* [Directions for this task]: Leave the pictures out and quote every line from the start of the listing to the line with "const ref = useRef<HTMLCanvasElement", inclusive.

* [Dataset section]:

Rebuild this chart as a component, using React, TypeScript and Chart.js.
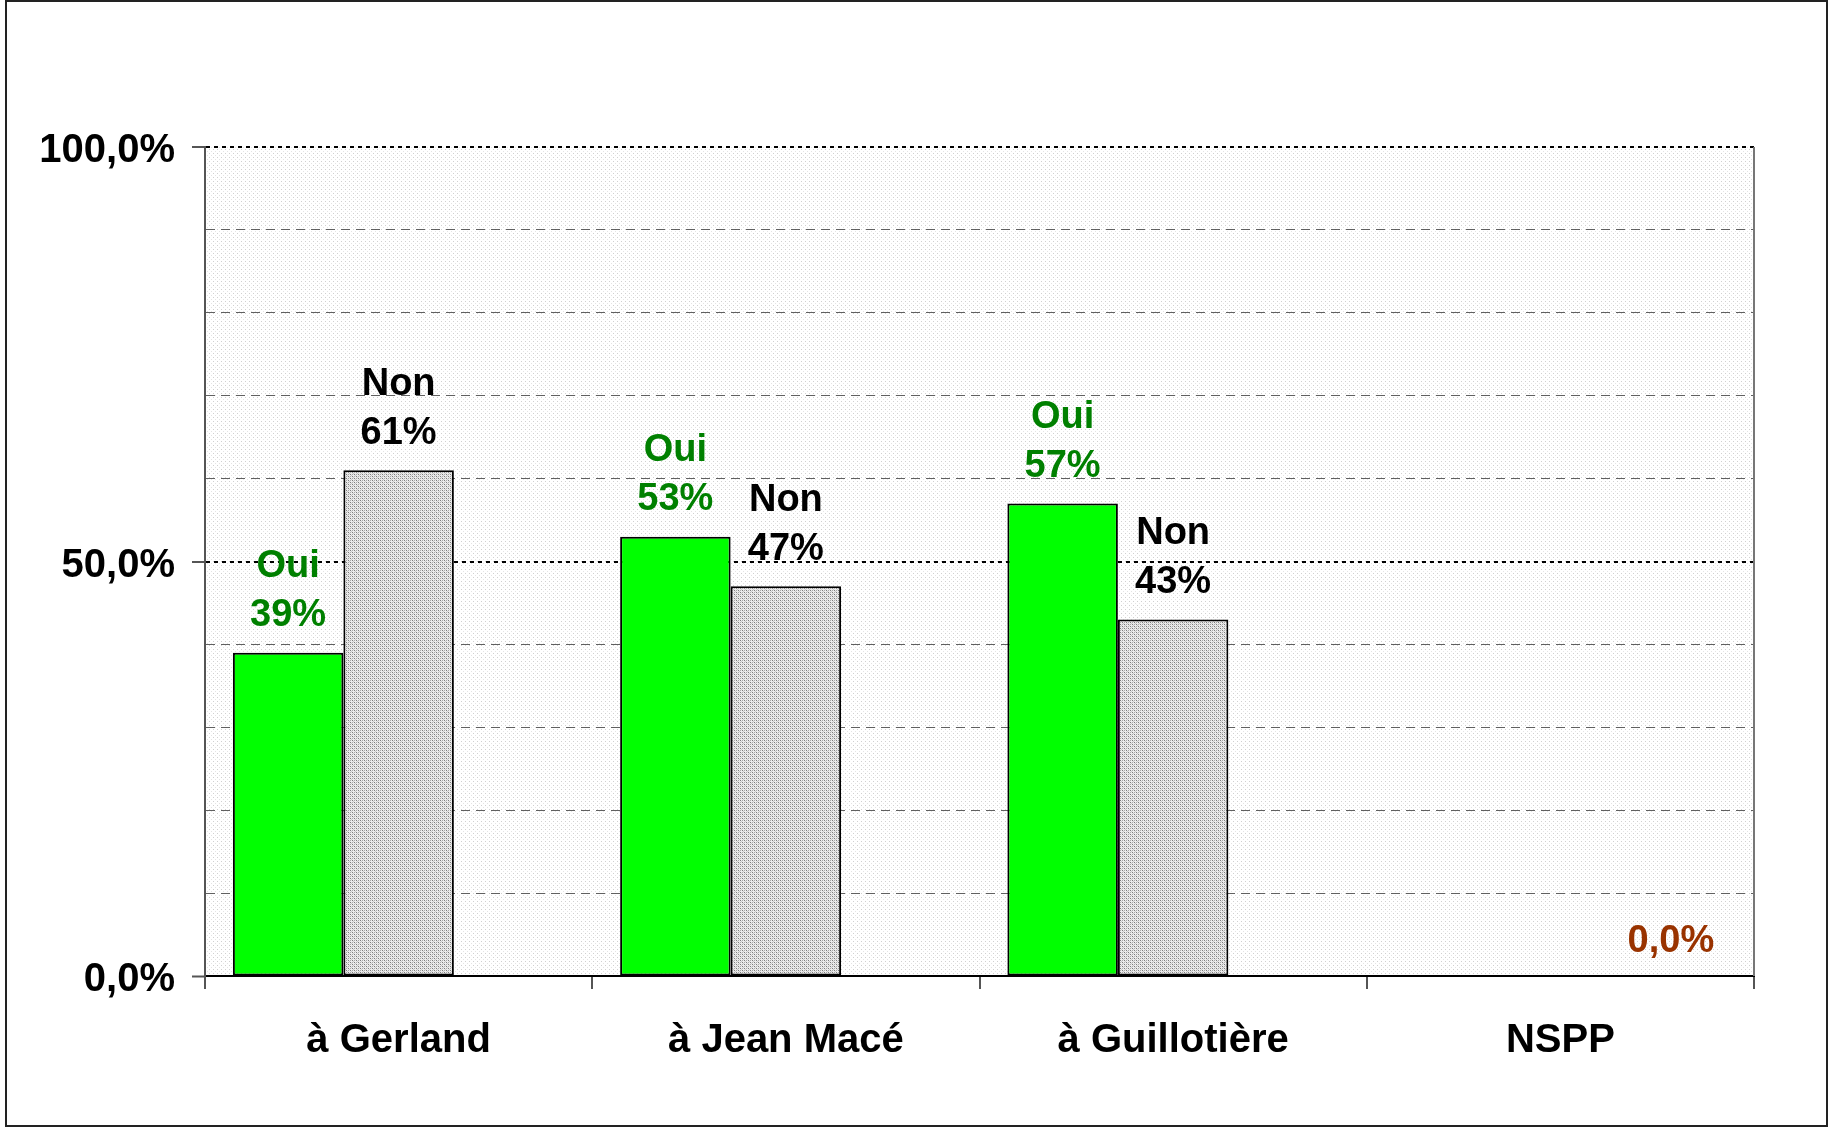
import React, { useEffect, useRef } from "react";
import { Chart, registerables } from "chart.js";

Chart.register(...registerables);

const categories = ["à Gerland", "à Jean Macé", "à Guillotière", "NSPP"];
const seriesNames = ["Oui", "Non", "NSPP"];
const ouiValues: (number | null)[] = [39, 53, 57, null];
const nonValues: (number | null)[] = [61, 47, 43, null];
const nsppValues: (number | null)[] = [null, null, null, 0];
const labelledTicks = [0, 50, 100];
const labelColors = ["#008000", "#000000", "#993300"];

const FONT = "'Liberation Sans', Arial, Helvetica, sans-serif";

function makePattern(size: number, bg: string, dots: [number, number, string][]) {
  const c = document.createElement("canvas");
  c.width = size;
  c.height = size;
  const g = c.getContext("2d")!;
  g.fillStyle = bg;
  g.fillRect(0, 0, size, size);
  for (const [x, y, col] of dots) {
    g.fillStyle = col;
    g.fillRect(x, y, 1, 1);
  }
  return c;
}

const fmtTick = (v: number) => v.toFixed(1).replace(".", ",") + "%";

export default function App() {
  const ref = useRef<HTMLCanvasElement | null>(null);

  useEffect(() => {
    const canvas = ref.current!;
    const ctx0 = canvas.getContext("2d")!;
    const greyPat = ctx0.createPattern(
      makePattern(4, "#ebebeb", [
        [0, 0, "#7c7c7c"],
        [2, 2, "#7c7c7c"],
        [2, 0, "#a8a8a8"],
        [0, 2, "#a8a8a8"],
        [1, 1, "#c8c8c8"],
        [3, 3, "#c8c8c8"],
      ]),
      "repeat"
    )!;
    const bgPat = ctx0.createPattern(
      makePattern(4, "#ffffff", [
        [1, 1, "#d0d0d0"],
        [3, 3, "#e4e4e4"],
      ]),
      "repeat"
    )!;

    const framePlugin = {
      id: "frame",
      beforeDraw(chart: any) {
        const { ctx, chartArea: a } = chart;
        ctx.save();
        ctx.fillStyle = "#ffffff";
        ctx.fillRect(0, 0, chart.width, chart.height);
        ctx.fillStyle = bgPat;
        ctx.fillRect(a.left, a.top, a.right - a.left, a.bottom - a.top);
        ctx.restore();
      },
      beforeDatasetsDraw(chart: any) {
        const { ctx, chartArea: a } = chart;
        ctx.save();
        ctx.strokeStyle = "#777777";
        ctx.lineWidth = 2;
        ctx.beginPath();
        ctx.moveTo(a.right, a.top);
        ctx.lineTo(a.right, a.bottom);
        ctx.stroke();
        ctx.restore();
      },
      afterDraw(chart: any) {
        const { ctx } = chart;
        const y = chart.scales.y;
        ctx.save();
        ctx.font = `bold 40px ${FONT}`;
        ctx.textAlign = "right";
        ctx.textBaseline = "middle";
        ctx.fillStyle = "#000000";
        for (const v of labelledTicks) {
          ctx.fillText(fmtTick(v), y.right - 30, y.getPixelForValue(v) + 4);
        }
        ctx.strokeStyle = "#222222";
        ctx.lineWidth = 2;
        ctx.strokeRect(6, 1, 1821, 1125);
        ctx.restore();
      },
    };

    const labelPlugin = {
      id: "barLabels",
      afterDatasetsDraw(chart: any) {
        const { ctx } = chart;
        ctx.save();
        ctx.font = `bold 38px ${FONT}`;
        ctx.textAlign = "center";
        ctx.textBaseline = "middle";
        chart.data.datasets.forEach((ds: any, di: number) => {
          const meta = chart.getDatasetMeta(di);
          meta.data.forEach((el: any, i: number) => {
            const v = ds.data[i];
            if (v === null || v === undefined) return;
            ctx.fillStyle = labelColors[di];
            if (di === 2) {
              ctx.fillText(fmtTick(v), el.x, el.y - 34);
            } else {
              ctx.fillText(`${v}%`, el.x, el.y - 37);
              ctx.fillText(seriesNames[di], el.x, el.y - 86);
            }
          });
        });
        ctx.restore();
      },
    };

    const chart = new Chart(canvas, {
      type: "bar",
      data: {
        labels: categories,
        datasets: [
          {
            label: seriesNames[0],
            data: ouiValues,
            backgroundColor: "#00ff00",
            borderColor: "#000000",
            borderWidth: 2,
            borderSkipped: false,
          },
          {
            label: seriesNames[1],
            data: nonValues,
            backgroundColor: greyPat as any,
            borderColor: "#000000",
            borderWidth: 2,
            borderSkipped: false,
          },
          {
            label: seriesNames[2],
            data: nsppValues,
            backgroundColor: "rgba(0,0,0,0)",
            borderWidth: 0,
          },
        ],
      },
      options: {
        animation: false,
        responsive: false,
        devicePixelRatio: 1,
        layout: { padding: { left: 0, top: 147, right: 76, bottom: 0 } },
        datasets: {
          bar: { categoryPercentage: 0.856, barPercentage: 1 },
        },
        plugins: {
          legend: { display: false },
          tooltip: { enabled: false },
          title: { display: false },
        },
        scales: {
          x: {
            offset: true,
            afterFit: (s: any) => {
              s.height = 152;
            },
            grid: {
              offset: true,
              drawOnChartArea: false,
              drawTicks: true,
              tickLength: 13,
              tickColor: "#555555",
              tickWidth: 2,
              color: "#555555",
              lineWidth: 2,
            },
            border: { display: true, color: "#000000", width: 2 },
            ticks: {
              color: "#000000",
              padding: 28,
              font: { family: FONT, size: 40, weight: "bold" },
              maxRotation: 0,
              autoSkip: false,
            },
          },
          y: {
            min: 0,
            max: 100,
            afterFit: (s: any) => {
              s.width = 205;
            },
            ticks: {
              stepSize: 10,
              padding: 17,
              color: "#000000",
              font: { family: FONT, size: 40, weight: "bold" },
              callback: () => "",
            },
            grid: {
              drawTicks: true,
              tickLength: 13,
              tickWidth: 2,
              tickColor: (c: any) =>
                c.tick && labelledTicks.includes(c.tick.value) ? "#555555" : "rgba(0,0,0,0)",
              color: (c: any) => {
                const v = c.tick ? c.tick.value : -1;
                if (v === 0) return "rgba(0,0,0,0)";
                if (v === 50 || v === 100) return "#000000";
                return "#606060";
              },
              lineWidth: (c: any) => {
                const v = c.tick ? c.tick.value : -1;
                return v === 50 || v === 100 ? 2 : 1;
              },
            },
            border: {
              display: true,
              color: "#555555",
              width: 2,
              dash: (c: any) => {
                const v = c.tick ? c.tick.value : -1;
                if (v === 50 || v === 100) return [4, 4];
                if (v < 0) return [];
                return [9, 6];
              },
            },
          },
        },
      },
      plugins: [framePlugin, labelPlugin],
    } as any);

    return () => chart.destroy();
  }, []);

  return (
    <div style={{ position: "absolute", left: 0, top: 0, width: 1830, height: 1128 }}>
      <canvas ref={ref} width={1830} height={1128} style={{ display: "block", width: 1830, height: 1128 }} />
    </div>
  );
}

* [Task output]:
Rebuild this chart as a component, using React, TypeScript and Chart.js.
import React, { useEffect, useRef } from "react";
import { Chart, registerables } from "chart.js";

Chart.register(...registerables);

const categories = ["à Gerland", "à Jean Macé", "à Guillotière", "NSPP"];
const seriesNames = ["Oui", "Non", "NSPP"];
const ouiValues: (number | null)[] = [39, 53, 57, null];
const nonValues: (number | null)[] = [61, 47, 43, null];
const nsppValues: (number | null)[] = [null, null, null, 0];
const labelledTicks = [0, 50, 100];
const labelColors = ["#008000", "#000000", "#993300"];

const FONT = "'Liberation Sans', Arial, Helvetica, sans-serif";

function makePattern(size: number, bg: string, dots: [number, number, string][]) {
  const c = document.createElement("canvas");
  c.width = size;
  c.height = size;
  const g = c.getContext("2d")!;
  g.fillStyle = bg;
  g.fillRect(0, 0, size, size);
  for (const [x, y, col] of dots) {
    g.fillStyle = col;
    g.fillRect(x, y, 1, 1);
  }
  return c;
}

const fmtTick = (v: number) => v.toFixed(1).replace(".", ",") + "%";

export default function App() {
  const ref = useRef<HTMLCanvasElement | null>(null);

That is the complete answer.